From the same soap mass I made 7 heart shaped soaps and put them in chocolate soap...


Here the soap is still in the molds







.... here are the hearts after I shaped them, still wet and .... ugly...







One fairy visited the soap....







... and her friend too .... they put their energy so we can really help to litle girl to get better....







Here is the "official" picture







A close up





... and the chocolate hearts.... no more ugly and reealy great on the skin...
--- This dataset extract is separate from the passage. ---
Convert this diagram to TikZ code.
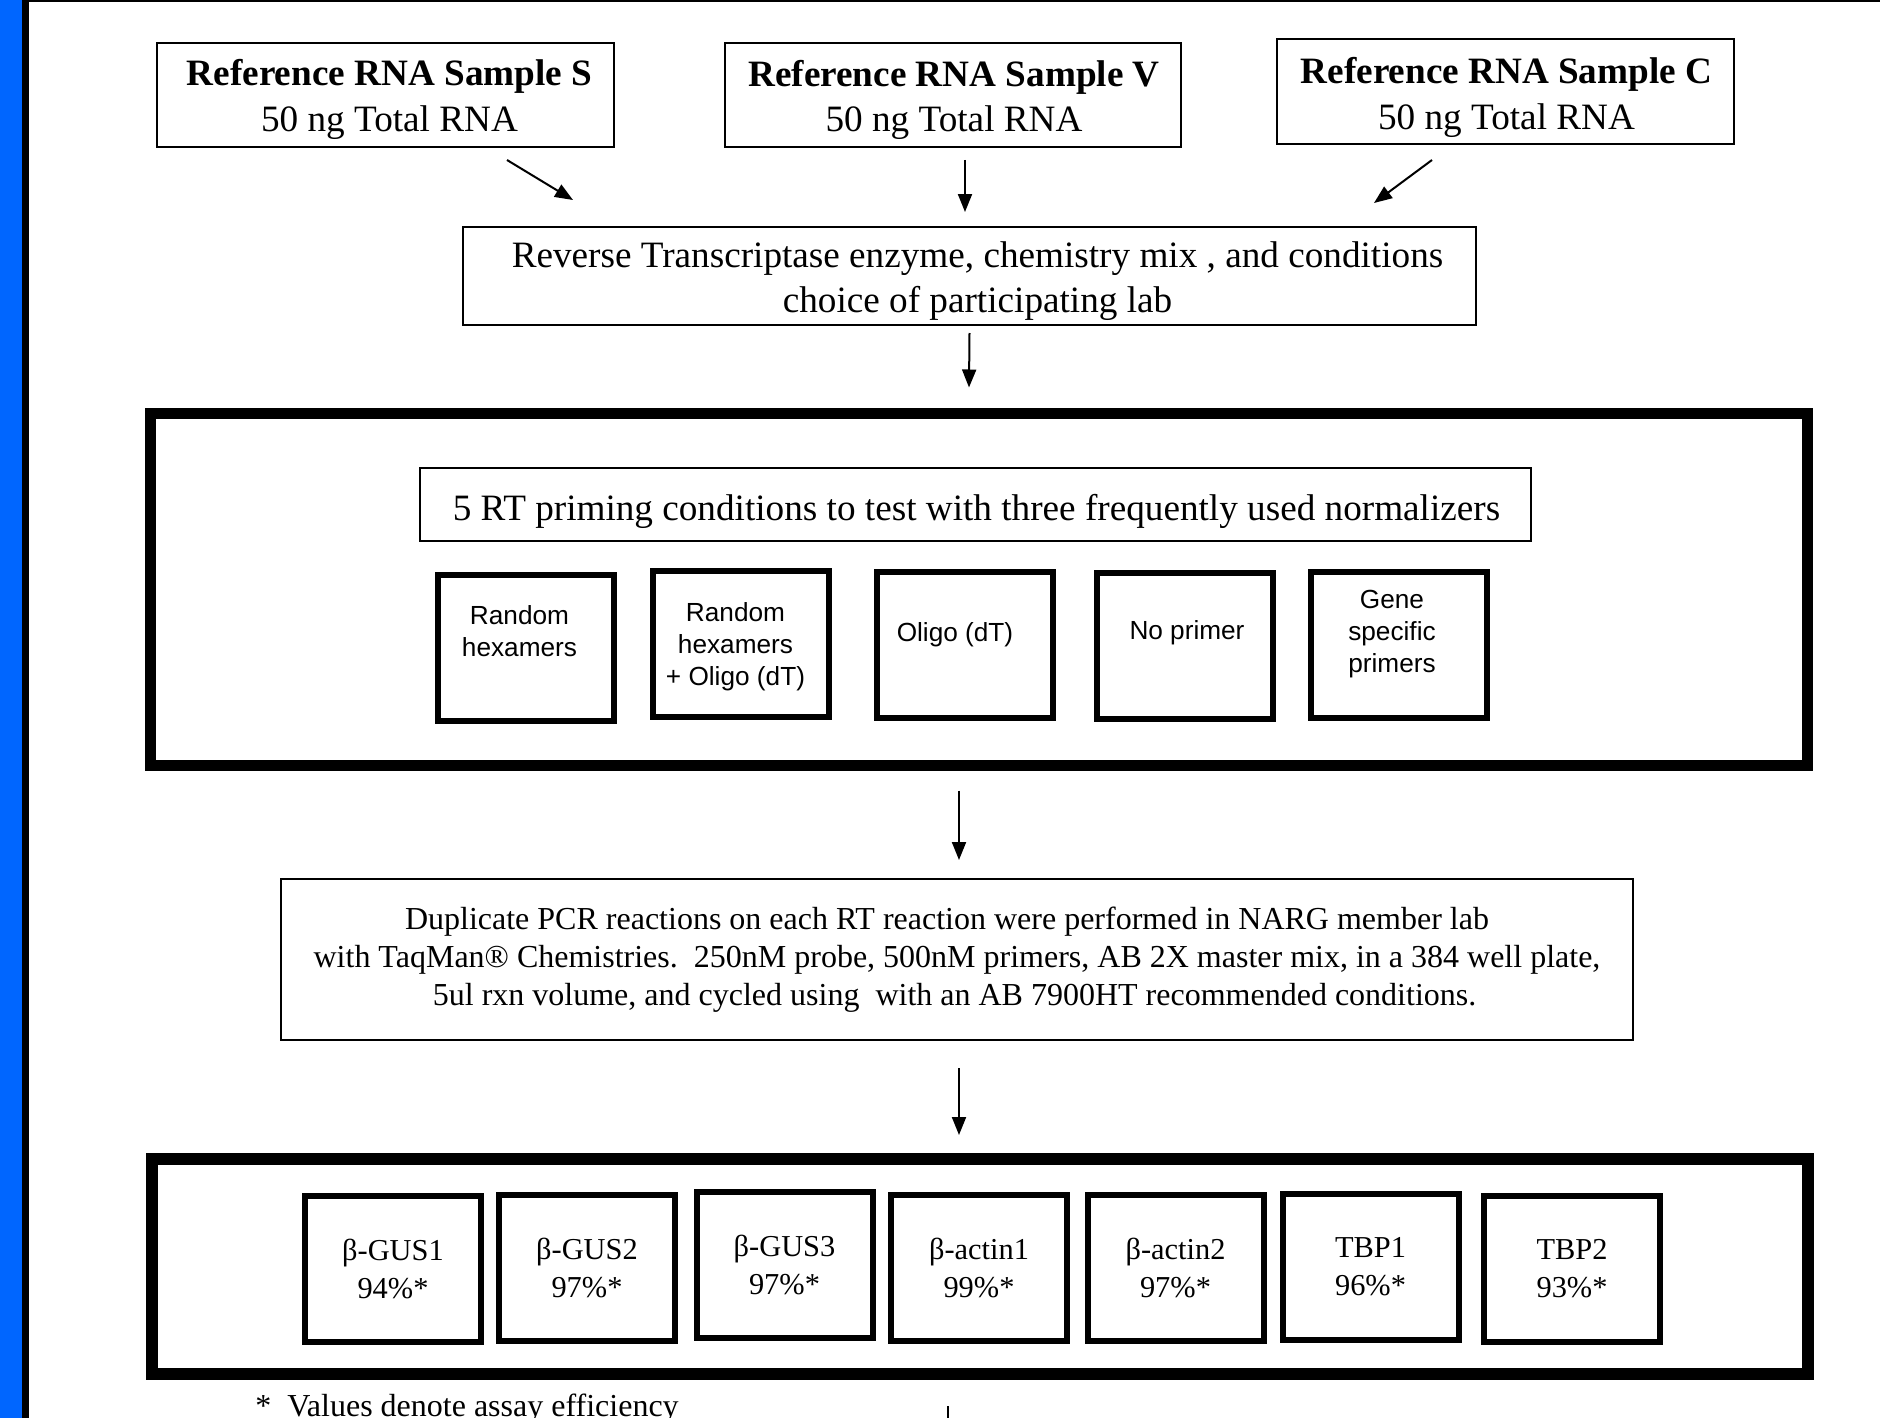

The "group portrait" of auction soaps....







Thank you for looking


----------



## Betsy (Feb 17, 2010)

Lovely! Really pretty!


----------



## heyjude (Feb 17, 2010)

Gorgeous swirls and colors!   

Jude


----------



## jennikate (Feb 18, 2010)

Very pretty and good cause to.


----------



## marchroses (Feb 18, 2010)

Those turned out beautifully. I'm glad she has you as a ray of hope and love in her life as she faces her struggles.


----------



## Tabitha (Feb 18, 2010)

I LOVE neopolatin soap. Yours are lovely!


----------



## ewenique (Feb 19, 2010)

Yummy!


----------



## Lynnz (Feb 20, 2010)

WOW.............Mmmmmmmmm feeling like I need a bowl of Ice cream now.


----------



## Deb (Feb 27, 2010)

hey


so where's this auction being held?


----------



## Jody (Feb 27, 2010)

Those are so pretty.  We lost a little girl in our family to brain cancer many years ago and then just recently another little girl in our family who is a brain cancer survivor.  It's terrible to watch a little one (or anyone for that matter) go through it but the medical field grows leaps and bounds every day.  What a good cause for your beautiful soaps.


----------



## April (Feb 27, 2010)

You have used a special ingredient in your soap; Love.  It will touch the hearts of all who use it and change their life.

Heart warming.

Regards


----------



## Alexandra (Mar 3, 2010)

Thank you all for great comments and support.

Auction is held in Belgrade, Serbia... It is an Internet-auction .... 

The girl is 5.5 year old... she is great fighter .... doctors gave her few weeks only, but she survived and is still fighting for life.

I am very sad for her (she is nephiew of my friend) but I am trying not to show it in the front of her family... I just want to believe that she will survive. 

Yesterday I saw her... it is incredible what happened to poor child in three months only...  :cry: 

Jody, I am sorry for your loss....  and I hope the other girl in your family will fight brain cancer definitely. There is a hope... and support is very importing.

Have to admit that, watching a healthy girl becoming literally vegetable in only few weeks made me seriously consider priorities in my life, my value system etc.


----------